Angie told police that early in the work day she received 20-30 text messages from Trevigne who was complaining about the baby not sleeping and fussing. He continued to complain 60-70 times throughout the day, she said, despite her giving him tips and even sending their weekly nurse to make a special visit to the home. The nurse visited at about 11:30 a.m. and indicated the baby was healthy, reports say. The 911 call came a few hours later.
At one point, Trevigne allegedly wrote a text message that said, “This isn’t working, can I murder the baby, please,” according to court records.
Little Xavier fought for his life in the hospital for 16 days, hooked up to tubes to assist his breathing and in a medically-induced coma. The doctors’ diagnosis was grim: due to severe brain damage, he may never walk or talk.
Nearly one year later, there are still a lot of unknowns with Xavier’s condition, but one thing is certain – he will never be normal, Angie said. He is legally blind, suffers from cerebral palsy and epilepsy, and his brain has atrophied.
Angie, who moved back to her hometown Shelby after Xavier was abused, now lives with her parents Rich and Barb Setlack. Her parents help take care of Xavier and assist with the many trips to Grand Rapids for treatment and therapy.
Angie, who is a 2000 Shelby High School graduate, had a successful career in Seattle that she had to leave behind. She was an admissions counselor for graduate studies for Seattle University. She now works part-time at Shelby State Bank.
The family needs to purchase equipment and must make several changes to the house to help Xavier, she said. Coupled with the countless trips to Grand Rapids, expenses are mounting.

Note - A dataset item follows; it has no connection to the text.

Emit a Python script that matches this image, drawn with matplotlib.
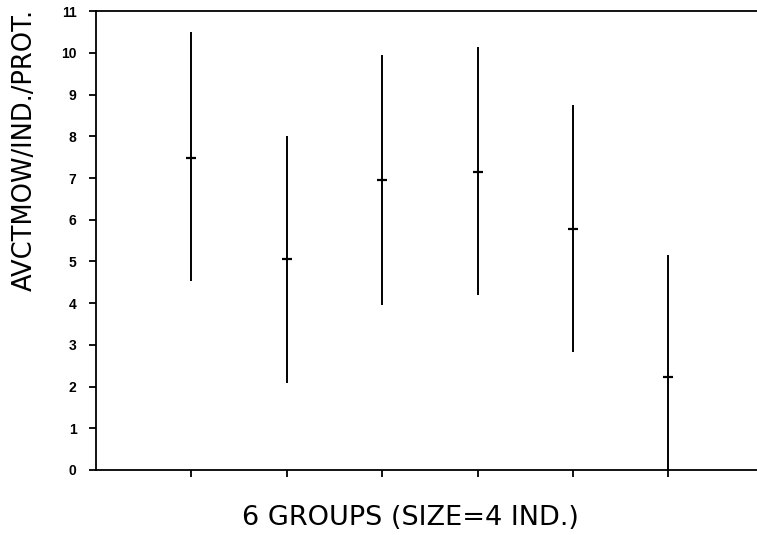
import matplotlib
matplotlib.use("Agg")
import matplotlib.pyplot as plt
import numpy as np

# Dados
grupos = [1, 2, 3, 4, 5, 6]
media = [7.48, 5.05, 6.95, 7.15, 5.77, 2.22]
minimo = [4.52, 2.08, 3.95, 4.20, 2.82, -0.75]
maximo = [10.50, 8.00, 9.95, 10.15, 8.75, 5.15]
yticks = list(range(0, 12))

plt.rcParams['font.family'] = ['Liberation Sans', 'DejaVu Sans']

fig = plt.figure(figsize=(7.57, 5.35), dpi=100)
ax = fig.add_axes([0.1268, 0.1215, 0.8732, 0.8575])

for g, lo, hi, m in zip(grupos, minimo, maximo, media):
    ax.plot([g, g], [lo, hi], color="black", lw=1.4, solid_capstyle="butt")
    ax.plot(g, m, marker="_", markersize=7.5, mew=1.6, color="black")

ax.set_xlim(0.0, 6.93)
ax.set_ylim(0, 11)
ax.set_xticks(grupos)
ax.set_xticklabels([])
ax.set_yticks(yticks)
ax.set_yticklabels([str(t) for t in yticks], fontsize=10, fontweight="bold")

ax.spines["right"].set_visible(False)
for s in ["left", "bottom", "top"]:
    ax.spines[s].set_linewidth(1.3)
ax.tick_params(axis="both", direction="out", length=5, width=1.3)
ax.tick_params(axis="y", pad=9)

# rótulos dos eixos (posição como no original)
fig.text(25 / 757, 1 - 150 / 535, "AVCTMOW/IND./PROT.", family="DejaVu Sans",
         fontsize=18.5, rotation=90, ha="center", va="center")
fig.text(410 / 757, 1 - 518 / 535, "6 GROUPS (SIZE=4 IND.)", family="DejaVu Sans",
         fontsize=19.5, ha="center", va="center")

fig.savefig("out.png", dpi=100)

In order to help one of their fellow Knights, Rich Setlack, and his family, the Knights of Columbus Council 2199 is having a benefit spaghetti dinner and silent auction Friday, July 19, from 4-7 p.m. at the Knights of Columbus Hall in Hart located at 109 Washington Street.
Donations will be taken for the dinner cost.
Angie is hoping Xavier’s story raises awareness about Shaken Baby Syndrome. She has shared her story on a national spotlight in Parent’s Magazine and on MSN.
“A moment of rage changed my baby forever,” Angie said.
Those unable to attend the benefit can send donations to the Setlacks at 186 S. State St., Shelby MI 49455.